スクラム採用は、採用チャネルの選定・求職者への評価・採用基準の設定など、現場従業員へ権限を譲渡して進める採用方式です。採用に関する権限を与えることで、現場従業員は主体性を持って採用活動へ参加が可能となり、採用担当者の負担が軽減できます。
採用担当者と現場従業員のコミュニケーション方法をよく検討し、採用担当者はサポート役に徹すると良いでしょう。
3.スクラム採用に関わる情報を一元管理する
情報管理の方法を見直すことも重要です。スクラム採用では、採用に関わる人数や利用される採用チャネルが増えます。それぞれの担当者がバラバラに個人情報を管理する形では、情報共有が難しい上にセキュリティ面の問題が発生します。
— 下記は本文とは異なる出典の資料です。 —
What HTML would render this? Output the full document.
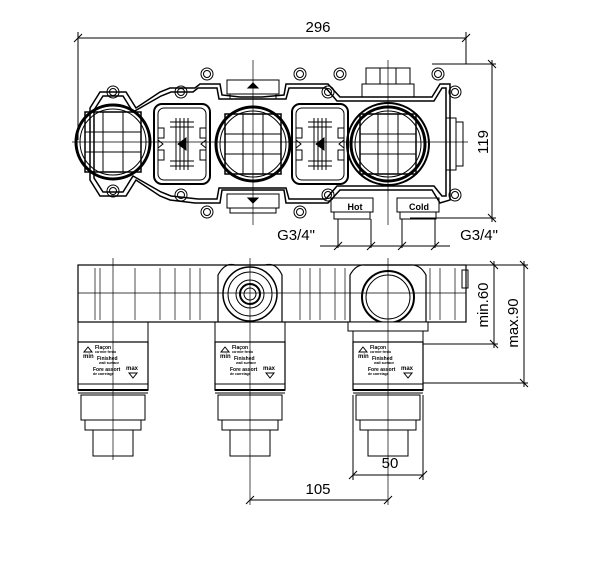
<!DOCTYPE html>
<html><head><meta charset="utf-8"><style>
html,body{margin:0;padding:0;background:#fff;width:604px;height:573px;overflow:hidden}
svg{display:block}
text{font-family:"Liberation Sans",sans-serif;fill:#000}
</style></head><body>
<svg width="604" height="573" viewBox="0 0 604 573" xmlns="http://www.w3.org/2000/svg" fill="none" stroke="#000" stroke-width="1">
<defs>
<g id="col">
  <rect x="-35" y="0" width="70" height="20"/>
  <rect x="-35" y="20" width="70" height="48" stroke-width="1.2"/>
  <line x1="-35" y1="62" x2="35" y2="62"/>
  <line x1="-35" y1="68" x2="35" y2="68" stroke-width="2"/>
  <line x1="-35" y1="71" x2="35" y2="71"/>
  <rect x="-32" y="73" width="64" height="25"/>
  <rect x="-28" y="98" width="56" height="10"/>
  <rect x="-20" y="108" width="40" height="26"/>
  <path d="M-25 25 l-4 5 h8 z"/>
  <path d="M20 56 l-4 -5 h8 z"/>
  <g stroke="none" fill="#000" font-size="5" font-weight="bold">
    <text x="-30" y="36" font-size="6">min</text>
    <text x="-18" y="27">Flaçon</text>
    <text x="-18" y="31" font-size="3.5">ca·min·ferdo</text>
    <text x="-16" y="38">Finished</text>
    <text x="-14" y="42" font-size="3.5">wall surface</text>
    <text x="-20" y="49">Fore assort</text>
    <text x="-20" y="53" font-size="3.5">de carrelage</text>
    <text x="13" y="48" font-size="6">max</text>
  </g>
</g>
<g id="big">
  <circle r="37" stroke-width="3"/>
  <circle r="33"/>
  <line x1="-28" y1="-10" x2="28" y2="-10"/><line x1="-28" y1="10" x2="28" y2="10"/>
  <line x1="-10" y1="-30" x2="-10" y2="30"/><line x1="10" y1="-30" x2="10" y2="30"/>
  <rect x="-28" y="-30" width="56" height="60" stroke-width="1.5"/>
</g>
<g id="ear"><circle r="6"/><circle r="3.5"/></g>
<g id="valve">
  <rect x="-28" y="-40" width="56" height="80" rx="8" stroke-width="2"/>
  <rect x="-24" y="-36" width="48" height="72" rx="6"/>
  <line x1="-6" y1="-26" x2="-6" y2="26"/><line x1="-2" y1="-26" x2="-2" y2="26"/>
  <line x1="2" y1="-26" x2="2" y2="26"/><line x1="6" y1="-26" x2="6" y2="26"/>
  <line x1="-12" y1="-22" x2="12" y2="-22"/><line x1="-12" y1="22" x2="12" y2="22"/>
  <line x1="-12" y1="-17" x2="12" y2="-17"/><line x1="-12" y1="17" x2="12" y2="17"/>
  <rect x="-24" y="-16" width="6" height="10"/><rect x="18" y="-16" width="6" height="10"/>
  <rect x="-24" y="6" width="6" height="10"/><rect x="18" y="6" width="6" height="10"/>
  <path d="M-24 -4 l5 4 l-5 4 M24 -4 l-5 4 l5 4"/>
  <path d="M-4 0 l8 -6 v12 z" fill="#000"/>
</g>
</defs>

<!-- 296 dimension -->
<line x1="78" y1="38" x2="466" y2="38"/>
<line x1="74" y1="42" x2="82" y2="34"/><line x1="462" y1="42" x2="470" y2="34"/>
<line x1="78" y1="32" x2="78" y2="140"/>
<line x1="466" y1="32" x2="466" y2="64"/>
<text x="318" y="32" font-size="15" stroke="none" text-anchor="middle">296</text>

<!-- 119 dimension -->
<line x1="432" y1="64" x2="496" y2="64"/>
<line x1="410" y1="218" x2="496" y2="218"/>
<line x1="492" y1="60" x2="492" y2="222"/>
<line x1="488" y1="60" x2="496" y2="68"/><line x1="488" y1="214" x2="496" y2="222"/>
<text transform="translate(488,142) rotate(-90)" font-size="15" stroke="none" text-anchor="middle">119</text>

<!-- top view -->
<g stroke-width="1.5">
<path d="M90 108 L100 92 L126 92 L136 108 L160 92 L170 88 L195 88 L200 84 L220 84 L222 95 L240 97 L262 97 L284 95 L286 84 L300 84 L312 84 L328 84 L340 97 L432 97 L440 84 L450 84 L450 200 L440 203 L432 190 L340 190 L328 203 L300 203 L286 203 L284 190 L262 190 L240 190 L222 190 L220 203 L195 203 L170 200 L160 196 L136 180 L126 196 L100 196 L90 180 Z"/>
<path d="M94 110 L103 96 L123 96 L133 112 L161 96 L171 92 L193 92 L198 88 L217 88 L219 99 L286 99 L289 88 L326 88 L337 101 L434 101 L442 88 L446 88 L446 196 L442 196 L434 186 L337 186 L326 199 L289 199 L286 188 L219 188 L217 199 L198 199 L171 196 L161 192 L133 176 L123 192 L103 192 L94 178 Z"/>
</g>
<use href="#valve" x="182" y="144"/>
<use href="#valve" x="320" y="144"/>
<use href="#big" x="113" y="142"/>
<use href="#big" x="253" y="144"/>
<use href="#big" x="388" y="144"/>
<circle cx="388" cy="144" r="41" stroke-width="2"/>
<use href="#ear" x="113" y="92"/><use href="#ear" x="113" y="191"/>
<use href="#ear" x="181" y="92"/><use href="#ear" x="181" y="195"/>
<use href="#ear" x="207" y="74"/><use href="#ear" x="207" y="212"/>
<use href="#ear" x="300" y="74"/><use href="#ear" x="300" y="212"/>
<use href="#ear" x="328" y="92"/><use href="#ear" x="328" y="195"/>
<use href="#ear" x="340" y="74"/>
<use href="#ear" x="438" y="74"/>
<use href="#ear" x="455" y="92"/><use href="#ear" x="455" y="195"/>
<!-- connectors top/bottom of middle -->
<rect x="227" y="80" width="52" height="14"/><rect x="230" y="94" width="46" height="5"/>
<path d="M248 88 l5 -5 l5 5 z" fill="#000"/>
<rect x="227" y="194" width="52" height="14"/><rect x="230" y="208" width="46" height="5"/>
<path d="M248 198 l5 5 l5 -5 z" fill="#000"/>
<!-- right top nut -->
<rect x="366" y="68" width="44" height="16"/><line x1="380" y1="68" x2="380" y2="84"/><line x1="396" y1="68" x2="396" y2="84"/>
<rect x="362" y="84" width="52" height="13"/>
<!-- right side connector -->
<rect x="446" y="118" width="10" height="52"/><rect x="456" y="122" width="7" height="44"/>
<!-- hot / cold -->
<rect x="331" y="198" width="42" height="14"/><rect x="334" y="212" width="36" height="7"/>
<rect x="397" y="198" width="42" height="14"/><rect x="400" y="212" width="36" height="7"/>
<text x="355" y="210" font-size="9" stroke="none" font-weight="bold" text-anchor="middle">Hot</text>
<text x="419" y="210" font-size="9" stroke="none" font-weight="bold" text-anchor="middle">Cold</text>
<!-- G3/4 dims -->
<line x1="338" y1="219" x2="338" y2="248"/><line x1="371" y1="219" x2="371" y2="248"/>
<line x1="402" y1="219" x2="402" y2="248"/><line x1="435" y1="219" x2="435" y2="248"/>
<line x1="320" y1="246" x2="450" y2="246"/>
<line x1="334" y1="250" x2="342" y2="242"/><line x1="367" y1="250" x2="375" y2="242"/>
<line x1="398" y1="250" x2="406" y2="242"/><line x1="431" y1="250" x2="439" y2="242"/>
<text x="296" y="240" font-size="15" stroke="none" text-anchor="middle">G3/4"</text>
<text x="479" y="240" font-size="15" stroke="none" text-anchor="middle">G3/4"</text>
<!-- centerlines top -->
<line x1="72" y1="142" x2="468" y2="142" stroke-width="0.7"/>
<line x1="253" y1="60" x2="253" y2="225" stroke-width="0.7"/>
<line x1="388" y1="60" x2="388" y2="225" stroke-width="0.7"/>

<!-- bottom view body -->
<rect x="78" y="265" width="388" height="57" stroke-width="1.2"/>
<g stroke-width="0.7">
<line x1="95" y1="268" x2="95" y2="320"/><line x1="100" y1="268" x2="100" y2="320"/>
<line x1="135" y1="268" x2="135" y2="320"/><line x1="160" y1="268" x2="160" y2="320"/>
<line x1="175" y1="268" x2="175" y2="320"/><line x1="190" y1="268" x2="190" y2="320"/>
<line x1="200" y1="268" x2="200" y2="320"/><line x1="300" y1="268" x2="300" y2="320"/>
<line x1="310" y1="268" x2="310" y2="320"/><line x1="320" y1="268" x2="320" y2="320"/>
<line x1="335" y1="268" x2="335" y2="320"/><line x1="345" y1="268" x2="345" y2="320"/>
<line x1="430" y1="268" x2="430" y2="320"/><line x1="440" y1="268" x2="440" y2="320"/>
<line x1="455" y1="268" x2="455" y2="320"/>
<line x1="78" y1="293" x2="466" y2="293"/>
</g>
<rect x="462" y="270" width="6" height="18"/>
<!-- middle bump -->
<path d="M218 322 V275 Q225 262 235 265 H265 Q276 262 282 275 V322" stroke-width="1.2"/>
<circle cx="250" cy="294" r="27" stroke-width="1.5"/><circle cx="250" cy="294" r="22"/>
<circle cx="250" cy="294" r="14"/><circle cx="250" cy="294" r="10" stroke-width="2"/><circle cx="250" cy="294" r="6"/>
<!-- right bump -->
<path d="M350 322 V275 Q356 264 365 265 H410 Q420 264 426 275 V322" stroke-width="1.2"/>
<circle cx="388" cy="297" r="26" stroke-width="2"/><circle cx="388" cy="297" r="22"/>
<!-- columns -->
<use href="#col" x="113" y="322"/>
<use href="#col" x="250" y="322"/>
<use href="#col" x="388" y="322"/>
<rect x="348" y="322" width="80" height="9" fill="#fff"/>
<!-- centerlines bottom -->
<g stroke-width="0.7">
<line x1="113" y1="258" x2="113" y2="460"/>
<line x1="250" y1="258" x2="250" y2="505"/>
<line x1="388" y1="258" x2="388" y2="505"/>
</g>
<!-- min.60 / max.90 -->
<line x1="423" y1="344" x2="498" y2="344"/>
<line x1="423" y1="383" x2="528" y2="383"/>
<line x1="466" y1="265" x2="528" y2="265"/>
<line x1="494" y1="261" x2="494" y2="348"/>
<line x1="490" y1="261" x2="498" y2="269"/><line x1="490" y1="340" x2="498" y2="348"/>
<line x1="524" y1="261" x2="524" y2="387"/>
<line x1="520" y1="261" x2="528" y2="269"/><line x1="520" y1="379" x2="528" y2="387"/>
<text transform="translate(488,305) rotate(-90)" font-size="15" stroke="none" text-anchor="middle">min.60</text>
<text transform="translate(518,323) rotate(-90)" font-size="15" stroke="none" text-anchor="middle">max.90</text>
<!-- 50 -->
<line x1="353" y1="395" x2="353" y2="480"/><line x1="423" y1="395" x2="423" y2="480"/>
<line x1="353" y1="475" x2="423" y2="475"/>
<line x1="349" y1="479" x2="357" y2="471"/><line x1="419" y1="479" x2="427" y2="471"/>
<text x="390" y="468" font-size="15" stroke="none" text-anchor="middle">50</text>
<!-- 105 -->
<line x1="250" y1="500" x2="388" y2="500"/>
<line x1="246" y1="504" x2="254" y2="496"/><line x1="384" y1="504" x2="392" y2="496"/>
<text x="318" y="494" font-size="15" stroke="none" text-anchor="middle">105</text>
</svg>
</body></html>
たとえば、求職者の個人情報管理は採用担当者が一元で管理し、情報漏えいのリスク軽減と情報の共有をはかるようにすると良いでしょう。情報管理のためシステムを導入するのも良い方法です。
スクラム採用で採用活動の精度をあげよう
スクラム採用は、企業全体で採用活動を進める方法です。スクラム採用の成否は、現場従業員の関わり方が非常に重要なポイントとなります。経営陣がスクラム採用の重要性を理解し、現場従業員への権限委譲と採用担当者のプロジェクトマネーシャー化を進めることが大切です。
スクラム採用の導入で、これまでアプローチの難しかった求職者層へのアピールが期待できます。自社の状況に合わせた運用で、スクラム採用の導入を検討してみてはいかがでしょうか。